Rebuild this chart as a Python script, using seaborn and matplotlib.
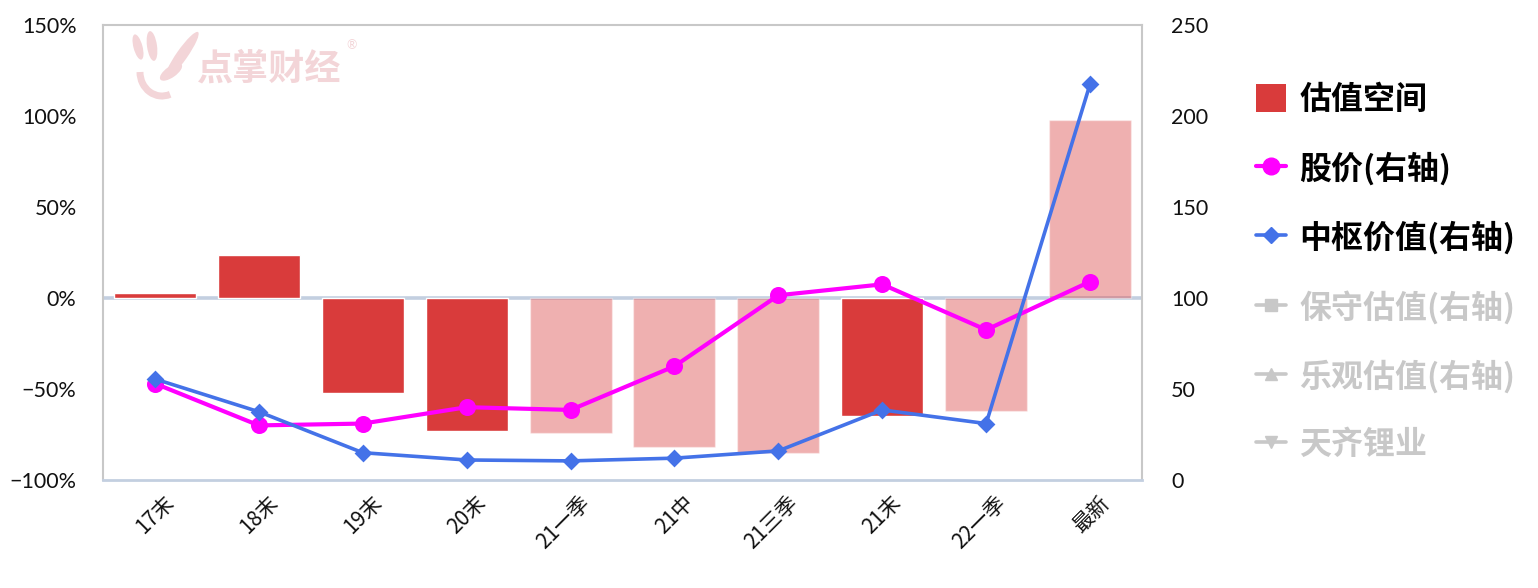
import numpy as np
import pandas as pd
import matplotlib
matplotlib.use("Agg")
import matplotlib.pyplot as plt
import matplotlib.transforms as mtransforms
from matplotlib.lines import Line2D
from matplotlib.patches import Patch, Ellipse, Arc
import seaborn as sns

# ---------------- data ----------------
categories = ["17末", "18末", "19末", "20末", "21一季", "21中", "21三季", "21末", "22一季", "最新"]
space_pct = [3, 23.5, -52, -73, -74, -82, -85, -65, -62, 98]          # 估值空间 (left axis, %)
space_kind = ["实", "实", "实", "实", "虚", "虚", "虚", "实", "虚", "虚"]  # solid / faded bar
price = [53, 30, 31, 40, 38.5, 62.5, 101.5, 107.5, 82.5, 109]        # 股价(右轴)
center_value = [55.5, 37.5, 15, 11, 10.5, 12, 16, 38.5, 31, 217.5]   # 中枢价值(右轴)
left_ticks = [-100, -50, 0, 50, 100, 150]
right_ticks = [0, 50, 100, 150, 200, 250]
legend_labels = ["估值空间", "股价(右轴)", "中枢价值(右轴)", "保守估值(右轴)", "乐观估值(右轴)", "天齐锂业"]

RED = "#D93B3B"
MAGENTA = "#FF00FF"
BLUE = "#4472E8"
GRAY = "#C8C8C8"
ZERO = "#C3CFE0"

sns.set_theme(style="white")
plt.rcParams["font.family"] = ["Lato", "Noto Sans CJK SC", "DejaVu Sans"]
CJK = ["Noto Sans CJK SC", "DejaVu Sans"]

df = pd.DataFrame({"cat": categories, "space": space_pct, "kind": space_kind,
                   "price": price, "center": center_value})

W, H = 1538, 588
fig = plt.figure(figsize=(W / 100, H / 100), dpi=100)
ax = fig.add_axes([103 / W, 1 - 480 / H, (1142 - 103) / W, (480 - 25) / H])

sns.barplot(data=df, x="cat", y="space", hue="kind", hue_order=["实", "虚"],
            palette={"实": RED, "虚": RED}, dodge=False, width=0.79,
            saturation=1, legend=False, ax=ax, zorder=3)
for p in ax.containers[1]:
    p.set_alpha(0.4)

ax.axhline(0, color=ZERO, lw=2.6, zorder=2)
ax.set_ylim(-100, 150)
ax.set_yticks(left_ticks)
ax.set_yticklabels([f"{t}%" if t >= 0 else f"\u2212{abs(t)}%" for t in left_ticks])
ax.set_xlim(-0.5, len(categories) - 0.5)
ax.set_xlabel("")
ax.set_ylabel("")
ax.tick_params(axis="y", length=0, pad=19, labelsize=15.5, labelcolor="#111111")
ax.tick_params(axis="x", length=0, pad=4)
ax.set_xticks(range(len(categories)))
ax.set_xticklabels(categories, rotation=45, ha="right", va="top",
                   rotation_mode="anchor", family=CJK, fontsize=15, color="#111111")
offset = mtransforms.ScaledTranslation(8 / 100, -6 / 100, fig.dpi_scale_trans)
for lab in ax.get_xticklabels():
    lab.set_transform(lab.get_transform() + offset)

for side in ["top", "left", "right"]:
    ax.spines[side].set_color(GRAY)
    ax.spines[side].set_linewidth(1.5)
ax.spines["bottom"].set_color(ZERO)
ax.spines["bottom"].set_linewidth(2)

ax2 = ax.twinx()
sns.pointplot(data=df, x="cat", y="price", color=MAGENTA, markers="o",
              linestyles="-", ax=ax2, errorbar=None,
              markersize=10, linewidth=3)
sns.pointplot(data=df, x="cat", y="center", color=BLUE, markers="D",
              linestyles="-", ax=ax2, errorbar=None,
              markersize=7, linewidth=2.6)
ax2.set_ylim(0, 250)
ax2.set_yticks(right_ticks)
ax2.set_yticklabels([str(t) for t in right_ticks])
ax2.set_ylabel("")
ax2.set_xlabel("")
ax2.tick_params(axis="y", length=0, pad=21, labelsize=15.5, labelcolor="#111111")
for side in ["top", "left", "right", "bottom"]:
    ax2.spines[side].set_visible(False)
ax2.set_xlim(-0.5, len(categories) - 0.5)

# watermark (logo + text), drawn in pixel coordinates
wm = "#F3D5D8"
px = mtransforms.IdentityTransform()
for (cx, cy, w, h, ang) in [(138, 47, 9, 26, 15), (152, 46, 10, 30, 8),
                            (182, 55, 11, 56, -35), (171, 72, 11, 26, -55)]:
    fig.patches.append(Ellipse((cx, H - cy), w, h, angle=ang, transform=px,
                               facecolor=wm, lw=0, zorder=0))
fig.patches.append(Arc((162, H - 72), 44, 48, angle=0, theta1=180, theta2=290,
                       transform=px, color=wm, lw=5, zorder=0))
fig.text(197 / W, 1 - 69 / H, "点掌财经", fontsize=26, fontweight="bold",
         color=wm, family=CJK, va="center", ha="left")
fig.text(346 / W, 1 - 45 / H, "®", fontsize=9, color=wm, va="center", ha="left")

# legend
handles = [
    Patch(facecolor=RED, edgecolor="none"),
    Line2D([], [], color=MAGENTA, lw=3, marker="o", markersize=12),
    Line2D([], [], color=BLUE, lw=2.6, marker="D", markersize=8),
    Line2D([], [], color=GRAY, lw=2.6, marker="s", markersize=8),
    Line2D([], [], color=GRAY, lw=2.6, marker="^", markersize=8),
    Line2D([], [], color=GRAY, lw=2.6, marker="v", markersize=8),
]
leg = fig.legend(handles, legend_labels, loc="upper left",
                 bbox_to_anchor=(1240 / W, 1 - 68 / H), frameon=False,
                 prop={"family": CJK, "size": 23, "weight": "bold"},
                 handlelength=0.95, handleheight=0.95, handletextpad=0.4,
                 labelspacing=1.12, borderpad=0)
for i, t in enumerate(leg.get_texts()):
    t.set_color("#000000" if i < 3 else GRAY)

fig.savefig("out.png", dpi=100)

**Exercise description**
Reproduce all of the material exactly, apart from the pictures.

**Answer to this problem**
Rebuild this chart as a Python script, using seaborn and matplotlib.
import numpy as np
import pandas as pd
import matplotlib
matplotlib.use("Agg")
import matplotlib.pyplot as plt
import matplotlib.transforms as mtransforms
from matplotlib.lines import Line2D
from matplotlib.patches import Patch, Ellipse, Arc
import seaborn as sns

# ---------------- data ----------------
categories = ["17末", "18末", "19末", "20末", "21一季", "21中", "21三季", "21末", "22一季", "最新"]
space_pct = [3, 23.5, -52, -73, -74, -82, -85, -65, -62, 98]          # 估值空间 (left axis, %)
space_kind = ["实", "实", "实", "实", "虚", "虚", "虚", "实", "虚", "虚"]  # solid / faded bar
price = [53, 30, 31, 40, 38.5, 62.5, 101.5, 107.5, 82.5, 109]        # 股价(右轴)
center_value = [55.5, 37.5, 15, 11, 10.5, 12, 16, 38.5, 31, 217.5]   # 中枢价值(右轴)
left_ticks = [-100, -50, 0, 50, 100, 150]
right_ticks = [0, 50, 100, 150, 200, 250]
legend_labels = ["估值空间", "股价(右轴)", "中枢价值(右轴)", "保守估值(右轴)", "乐观估值(右轴)", "天齐锂业"]

RED = "#D93B3B"
MAGENTA = "#FF00FF"
BLUE = "#4472E8"
GRAY = "#C8C8C8"
ZERO = "#C3CFE0"

sns.set_theme(style="white")
plt.rcParams["font.family"] = ["Lato", "Noto Sans CJK SC", "DejaVu Sans"]
CJK = ["Noto Sans CJK SC", "DejaVu Sans"]

df = pd.DataFrame({"cat": categories, "space": space_pct, "kind": space_kind,
                   "price": price, "center": center_value})

W, H = 1538, 588
fig = plt.figure(figsize=(W / 100, H / 100), dpi=100)
ax = fig.add_axes([103 / W, 1 - 480 / H, (1142 - 103) / W, (480 - 25) / H])

sns.barplot(data=df, x="cat", y="space", hue="kind", hue_order=["实", "虚"],
            palette={"实": RED, "虚": RED}, dodge=False, width=0.79,
            saturation=1, legend=False, ax=ax, zorder=3)
for p in ax.containers[1]:
    p.set_alpha(0.4)

ax.axhline(0, color=ZERO, lw=2.6, zorder=2)
ax.set_ylim(-100, 150)
ax.set_yticks(left_ticks)
ax.set_yticklabels([f"{t}%" if t >= 0 else f"\u2212{abs(t)}%" for t in left_ticks])
ax.set_xlim(-0.5, len(categories) - 0.5)
ax.set_xlabel("")
ax.set_ylabel("")
ax.tick_params(axis="y", length=0, pad=19, labelsize=15.5, labelcolor="#111111")
ax.tick_params(axis="x", length=0, pad=4)
ax.set_xticks(range(len(categories)))
ax.set_xticklabels(categories, rotation=45, ha="right", va="top",
                   rotation_mode="anchor", family=CJK, fontsize=15, color="#111111")
offset = mtransforms.ScaledTranslation(8 / 100, -6 / 100, fig.dpi_scale_trans)
for lab in ax.get_xticklabels():
    lab.set_transform(lab.get_transform() + offset)

for side in ["top", "left", "right"]:
    ax.spines[side].set_color(GRAY)
    ax.spines[side].set_linewidth(1.5)
ax.spines["bottom"].set_color(ZERO)
ax.spines["bottom"].set_linewidth(2)

ax2 = ax.twinx()
sns.pointplot(data=df, x="cat", y="price", color=MAGENTA, markers="o",
              linestyles="-", ax=ax2, errorbar=None,
              markersize=10, linewidth=3)
sns.pointplot(data=df, x="cat", y="center", color=BLUE, markers="D",
              linestyles="-", ax=ax2, errorbar=None,
              markersize=7, linewidth=2.6)
ax2.set_ylim(0, 250)
ax2.set_yticks(right_ticks)
ax2.set_yticklabels([str(t) for t in right_ticks])
ax2.set_ylabel("")
ax2.set_xlabel("")
ax2.tick_params(axis="y", length=0, pad=21, labelsize=15.5, labelcolor="#111111")
for side in ["top", "left", "right", "bottom"]:
    ax2.spines[side].set_visible(False)
ax2.set_xlim(-0.5, len(categories) - 0.5)

# watermark (logo + text), drawn in pixel coordinates
wm = "#F3D5D8"
px = mtransforms.IdentityTransform()
for (cx, cy, w, h, ang) in [(138, 47, 9, 26, 15), (152, 46, 10, 30, 8),
                            (182, 55, 11, 56, -35), (171, 72, 11, 26, -55)]:
    fig.patches.append(Ellipse((cx, H - cy), w, h, angle=ang, transform=px,
                               facecolor=wm, lw=0, zorder=0))
fig.patches.append(Arc((162, H - 72), 44, 48, angle=0, theta1=180, theta2=290,
                       transform=px, color=wm, lw=5, zorder=0))
fig.text(197 / W, 1 - 69 / H, "点掌财经", fontsize=26, fontweight="bold",
         color=wm, family=CJK, va="center", ha="left")
fig.text(346 / W, 1 - 45 / H, "®", fontsize=9, color=wm, va="center", ha="left")

# legend
handles = [
    Patch(facecolor=RED, edgecolor="none"),
    Line2D([], [], color=MAGENTA, lw=3, marker="o", markersize=12),
    Line2D([], [], color=BLUE, lw=2.6, marker="D", markersize=8),
    Line2D([], [], color=GRAY, lw=2.6, marker="s", markersize=8),
    Line2D([], [], color=GRAY, lw=2.6, marker="^", markersize=8),
    Line2D([], [], color=GRAY, lw=2.6, marker="v", markersize=8),
]
leg = fig.legend(handles, legend_labels, loc="upper left",
                 bbox_to_anchor=(1240 / W, 1 - 68 / H), frameon=False,
                 prop={"family": CJK, "size": 23, "weight": "bold"},
                 handlelength=0.95, handleheight=0.95, handletextpad=0.4,
                 labelspacing=1.12, borderpad=0)
for i, t in enumerate(leg.get_texts()):
    t.set_color("#000000" if i < 3 else GRAY)

fig.savefig("out.png", dpi=100)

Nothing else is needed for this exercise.